Growing up in Oakland, Kamala had a stroller-eye view of the Civil Rights movement. Through the example of courageous leaders like Thurgood Marshall, Constance Baker Motley, and Charles Hamilton Houston, Kamala learned the kind of character it requires to stand up to the powerful, and resolved to spend her life advocating for those who could not defend themselves.
After earning an undergraduate degree from Howard University and a law degree from the University of California, Hastings, she began her career in the Alameda County District Attorney’s Office.
In 2003, Kamala became the District Attorney of the City and County of San Francisco. Among her achievements as District Attorney, Harris started a program that gives first-time drug offenders the chance to earn a high school diploma and find employment.

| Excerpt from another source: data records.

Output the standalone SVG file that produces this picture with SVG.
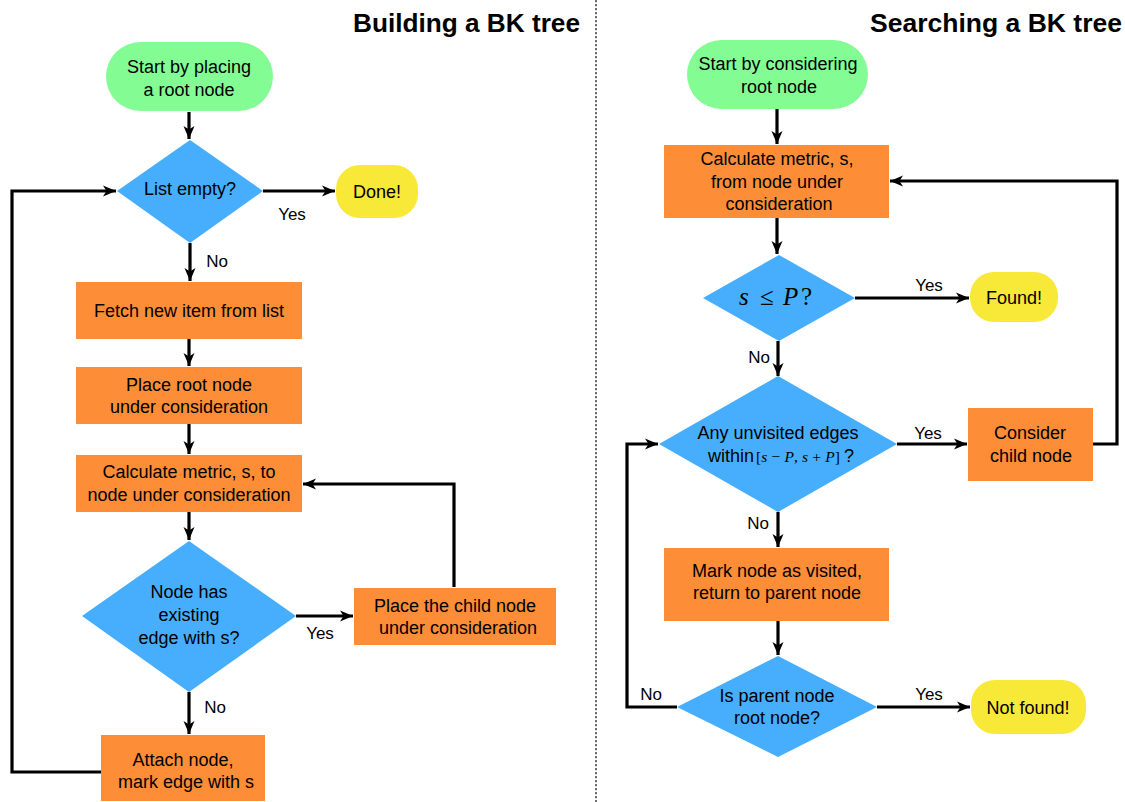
<svg xmlns="http://www.w3.org/2000/svg" width="1125" height="802" viewBox="0 0 1125 802">
<defs>
<marker id="ah" markerUnits="userSpaceOnUse" markerWidth="14" markerHeight="12" refX="13" refY="6" orient="auto">
<path d="M0,0.5 L13,6 L0,11.5 L3.5,6 z" fill="#000"/>
</marker>
<style>
.t{font-family:"Liberation Sans",Arial,sans-serif;font-size:18px;fill:#000;text-anchor:middle}
.l{font-family:"Liberation Sans",Arial,sans-serif;font-size:17px;fill:#000;text-anchor:middle}
.h{font-family:"Liberation Sans",Arial,sans-serif;font-size:25px;font-weight:bold;fill:#000}
.m{font-family:"Liberation Serif","Times New Roman",serif;fill:#000}
.start{fill:#84FC94}
.dec{fill:#46AEFD}
.proc{fill:#FD8D36}
.end{fill:#F8E838}
.c{fill:none;stroke:#000;stroke-width:3.2}
.a{marker-end:url(#ah)}
</style>
</defs>
<rect width="1125" height="802" fill="#fff"/>
<text class="h" x="353" y="32" textLength="227" lengthAdjust="spacingAndGlyphs">Building a BK tree</text>
<text class="h" x="870" y="32" textLength="252" lengthAdjust="spacingAndGlyphs">Searching a BK tree</text>
<line x1="596" y1="0" x2="596" y2="802" stroke="#222" stroke-width="1.3" stroke-dasharray="2.2,1.8"/>

<g id="connectors">
<path class="c a" d="M189,112 V139"/>
<path class="c a" d="M263,191 H335"/>
<path class="c a" d="M190,243 V281"/>
<path class="c a" d="M189,339 V366"/>
<path class="c a" d="M189,424 V454"/>
<path class="c a" d="M189,512 V540"/>
<path class="c a" d="M296,616 H353"/>
<path class="c a" d="M454,587 V484 H303"/>
<path class="c a" d="M189,692 V734"/>
<path class="c a" d="M101,772 H12 V191 H116"/>

<path class="c a" d="M777,109 V144"/>
<path class="c a" d="M777,218 V254"/>
<path class="c a" d="M855,298 H969"/>
<path class="c a" d="M778,341 V376"/>
<path class="c a" d="M897,444 H967"/>
<path class="c a" d="M1093,444 H1117 V181 H890"/>
<path class="c a" d="M778,512 V547"/>
<path class="c a" d="M778,621 V655"/>
<path class="c a" d="M877,707 H970"/>
<path class="c a" d="M677,707 H627 V444 H658"/>
</g>

<g id="labels">
<text class="l" x="292" y="220">Yes</text>
<text class="l" x="217" y="267">No</text>
<text class="l" x="320" y="639">Yes</text>
<text class="l" x="215" y="713">No</text>
<text class="l" x="929" y="291">Yes</text>
<text class="l" x="759" y="363">No</text>
<text class="l" x="928" y="439">Yes</text>
<text class="l" x="758" y="529">No</text>
<text class="l" x="651" y="700">No</text>
<text class="l" x="929" y="700">Yes</text>
</g>

<g id="b-start">
<rect class="start" x="106" y="42" width="167" height="69" rx="34.5"/>
<text class="t" x="189" y="73">Start by placing</text>
<text class="t" x="189" y="96">a root node</text>
</g>
<g id="b-listempty">
<polygon class="dec" points="190,140 263,191 190,243 117,191"/>
<text class="t" x="190" y="195">List empty?</text>
</g>
<g id="b-done">
<rect class="end" x="336" y="165" width="82" height="53" rx="24"/>
<text class="t" x="377" y="198">Done!</text>
</g>
<g id="b-fetch">
<rect class="proc" x="76" y="282" width="226" height="57"/>
<text class="t" x="189" y="317">Fetch new item from list</text>
</g>
<g id="b-placeroot">
<rect class="proc" x="76" y="367" width="226" height="57"/>
<text class="t" x="189" y="391">Place root node</text>
<text class="t" x="189" y="413">under consideration</text>
</g>
<g id="b-calc">
<rect class="proc" x="76" y="455" width="226" height="57"/>
<text class="t" x="189" y="478">Calculate metric, s, to</text>
<text class="t" x="189" y="501">node under consideration</text>
</g>
<g id="b-hasedge">
<polygon class="dec" points="189,541 296,616 189,692 82,616"/>
<text class="t" x="189" y="598">Node has</text>
<text class="t" x="189" y="621">existing</text>
<text class="t" x="189" y="644">edge with s?</text>
</g>
<g id="b-placechild">
<rect class="proc" x="354" y="588" width="202" height="57"/>
<text class="t" x="455" y="612">Place the child node</text>
<text class="t" x="458" y="634">under consideration</text>
</g>
<g id="b-attach">
<rect class="proc" x="101" y="735" width="164" height="66"/>
<text class="t" x="183" y="766">Attach node,</text>
<text class="t" x="186" y="788">mark edge with s</text>
</g>

<g id="s-start">
<rect class="start" x="687" y="40" width="181" height="69" rx="34.5"/>
<text class="t" x="778" y="70">Start by considering</text>
<text class="t" x="779" y="93">root node</text>
</g>
<g id="s-calc">
<rect class="proc" x="664" y="145" width="225" height="73"/>
<text class="t" x="777" y="165">Calculate metric, s,</text>
<text class="t" x="777" y="188">from node under</text>
<text class="t" x="779" y="210">consideration</text>
</g>
<g id="s-sleP">
<polygon class="dec" points="779,255 855,298 779,341 703,298"/>
<text class="m" y="305" font-size="25"><tspan x="739" font-style="italic">s</tspan><tspan x="760">≤</tspan><tspan x="783" font-style="italic">P</tspan><tspan x="801">?</tspan></text>
</g>
<g id="s-found">
<rect class="end" x="970" y="272" width="88" height="50" rx="24"/>
<text class="t" x="1014" y="304">Found!</text>
</g>
<g id="s-unvisited">
<polygon class="dec" points="778,376 897,444 778,512 659,444"/>
<text class="t" x="778" y="439">Any unvisited edges</text>
<text class="t" x="731" y="462">within</text>
<text class="m" x="756" y="462" font-size="15.5" textLength="84" lengthAdjust="spacing">[<tspan font-style="italic">s</tspan> − <tspan font-style="italic">P</tspan>, <tspan font-style="italic">s</tspan> + <tspan font-style="italic">P</tspan>]</text>
<text class="t" x="849" y="462">?</text>
</g>
<g id="s-consider">
<rect class="proc" x="968" y="408" width="125" height="73"/>
<text class="t" x="1030" y="439">Consider</text>
<text class="t" x="1031" y="462">child node</text>
</g>
<g id="s-mark">
<rect class="proc" x="664" y="548" width="225" height="73"/>
<text class="t" x="777" y="577">Mark node as visited,</text>
<text class="t" x="777" y="599">return to parent node</text>
</g>
<g id="s-isroot">
<polygon class="dec" points="778,656 877,707 778,757 677,707"/>
<text class="t" x="777" y="702">Is parent node</text>
<text class="t" x="777" y="724">root node?</text>
</g>
<g id="s-notfound">
<rect class="end" x="971" y="680" width="115" height="54" rx="24"/>
<text class="t" x="1028" y="714">Not found!</text>
</g>
</svg>
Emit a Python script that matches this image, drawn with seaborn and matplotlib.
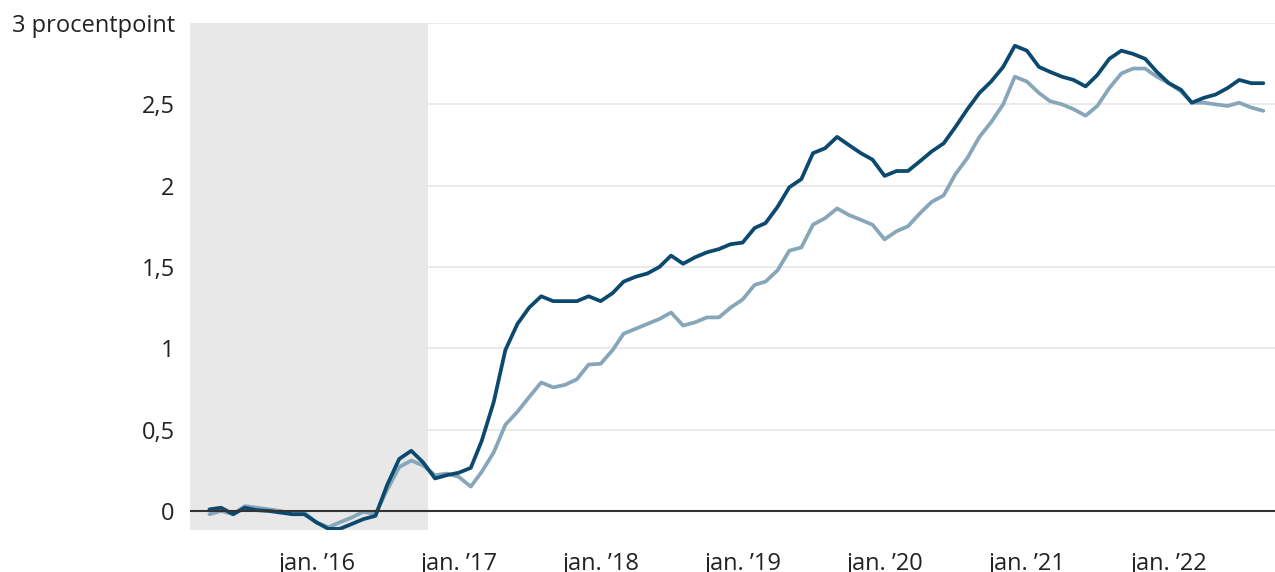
import pandas as pd
import numpy as np
import matplotlib
matplotlib.use("Agg")
import matplotlib.pyplot as plt
import matplotlib.dates as mdates
import seaborn as sns

# monthly values, April 2015 - September 2022 (procentpoint)
months = pd.date_range("2015-04-01", periods=90, freq="MS")

dark_values = [
    0.01, 0.02, -0.02, 0.02, 0.005, 0.0, -0.01, -0.02, -0.02, -0.07,
    -0.11, -0.11, -0.08, -0.05, -0.03, 0.16, 0.32, 0.37, 0.30, 0.20,
    0.22, 0.235, 0.265, 0.43, 0.67, 0.99, 1.15, 1.25, 1.32, 1.29,
    1.29, 1.29, 1.32, 1.29, 1.34, 1.41, 1.44, 1.46, 1.50, 1.57,
    1.52, 1.56, 1.59, 1.61, 1.64, 1.65, 1.74, 1.77, 1.87, 1.99,
    2.04, 2.20, 2.23, 2.30, 2.25, 2.20, 2.16, 2.06, 2.09, 2.09,
    2.15, 2.21, 2.26, 2.36, 2.47, 2.57, 2.64, 2.73, 2.86, 2.83,
    2.73, 2.70, 2.67, 2.65, 2.61, 2.68, 2.78, 2.83, 2.81, 2.78,
    2.70, 2.63, 2.59, 2.51, 2.54, 2.56, 2.60, 2.65, 2.63, 2.63,
]

light_values = [
    -0.02, 0.0, -0.02, 0.03, 0.02, 0.01, 0.0, -0.02, -0.01, -0.07,
    -0.10, -0.07, -0.04, -0.005, -0.02, 0.13, 0.27, 0.31, 0.28, 0.22,
    0.23, 0.21, 0.15, 0.24, 0.36, 0.53, 0.61, 0.70, 0.79, 0.76,
    0.775, 0.81, 0.90, 0.905, 0.99, 1.09, 1.12, 1.15, 1.18, 1.22,
    1.14, 1.16, 1.19, 1.19, 1.25, 1.30, 1.39, 1.41, 1.48, 1.60,
    1.62, 1.76, 1.80, 1.86, 1.82, 1.79, 1.76, 1.67, 1.72, 1.75,
    1.83, 1.90, 1.94, 2.07, 2.17, 2.30, 2.39, 2.50, 2.67, 2.64,
    2.57, 2.52, 2.50, 2.47, 2.43, 2.49, 2.60, 2.69, 2.72, 2.72,
    2.67, 2.63, 2.58, 2.51, 2.51, 2.50, 2.49, 2.51, 2.48, 2.46,
]

y_ticks = [0, 0.5, 1, 1.5, 2, 2.5, 3]
y_labels = ["0", "0,5", "1", "1,5", "2", "2,5", "3 procentpoint"]
x_years = [2016, 2017, 2018, 2019, 2020, 2021, 2022]
x_labels = ["jan. \u2019" + str(y)[2:] for y in x_years]

df = pd.DataFrame({
    "maaned": list(months) * 2,
    "vaerdi": light_values + dark_values,
    "serie": ["lys"] * len(months) + ["moerk"] * len(months),
})

sns.set_style("white")
plt.rcParams["font.family"] = ["Open Sans", "DejaVu Sans"]

fig = plt.figure(figsize=(12.75, 5.72), dpi=100)
ax = fig.add_axes([190 / 1275, 1 - 530 / 572, 1 - 190 / 1275, (530 - 23) / 572])

# shaded period
ax.axvspan(pd.Timestamp("2015-01-01"), pd.Timestamp("2016-10-13"),
           color="#e8e8e8", zorder=1, lw=0)

for t in y_ticks[1:]:
    ax.axhline(t, color="#e6e6e6", lw=1.2, zorder=0)
ax.axhline(0, color="#333333", lw=1.5, zorder=4)

sns.lineplot(data=df, x="maaned", y="vaerdi", hue="serie",
             palette={"lys": "#88a6ba", "moerk": "#0b4a6e"},
             linewidth=2.7, legend=False, ax=ax, zorder=3)

ax.set_xlim(pd.Timestamp("2015-02-10"), pd.Timestamp("2022-10-01"))
ax.set_ylim(-0.117, 3.0)

ax.set_yticks(y_ticks)
ax.set_yticklabels(y_labels)
ax.set_xticks([pd.Timestamp(f"{y}-01-01") for y in x_years])
ax.set_xticklabels(x_labels)

ax.tick_params(axis="both", length=0, labelsize=17, colors="#222222")
ax.tick_params(axis="y", pad=11)
ax.tick_params(axis="x", pad=16)

ax.set_xlabel("")
ax.set_ylabel("")
for s in ax.spines.values():
    s.set_visible(False)

fig.savefig("out.png", dpi=100)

Having completed two terms as the District Attorney of San Francisco, Kamala was elected as the first African-American and first woman to serve as California’s Attorney General. In this role, she worked tirelessly to hold corporations accountable and protect the state’s most vulnerable people.
Over the course of her nearly two terms in office, Kamala won a $25-billion settlement for California homeowners hit by the foreclosure crisis, defended California’s landmark climate change law, protected the Affordable Care Act, helped win marriage equality for all Californians, and prosecuted transnational gangs that trafficked in guns, drugs, and human beings.
In the United States Senate, Kamala’s mission remained unchanged: fighting for the rights of all communities in California. Since taking office, she has introduced and cosponsored legislation to raise wages for working people, reform a broken criminal justice system, make healthcare a right for all Americans, address the epidemic of substance abuse, support veterans and military families, and expand access to childcare for working parents.
The member of the prestigious Alpha Kappa Alpha Sorority, Inc. lives in Los Angeles with her husband, Doug Emhoff, and is stepmother to Ella and Cole Emhoff.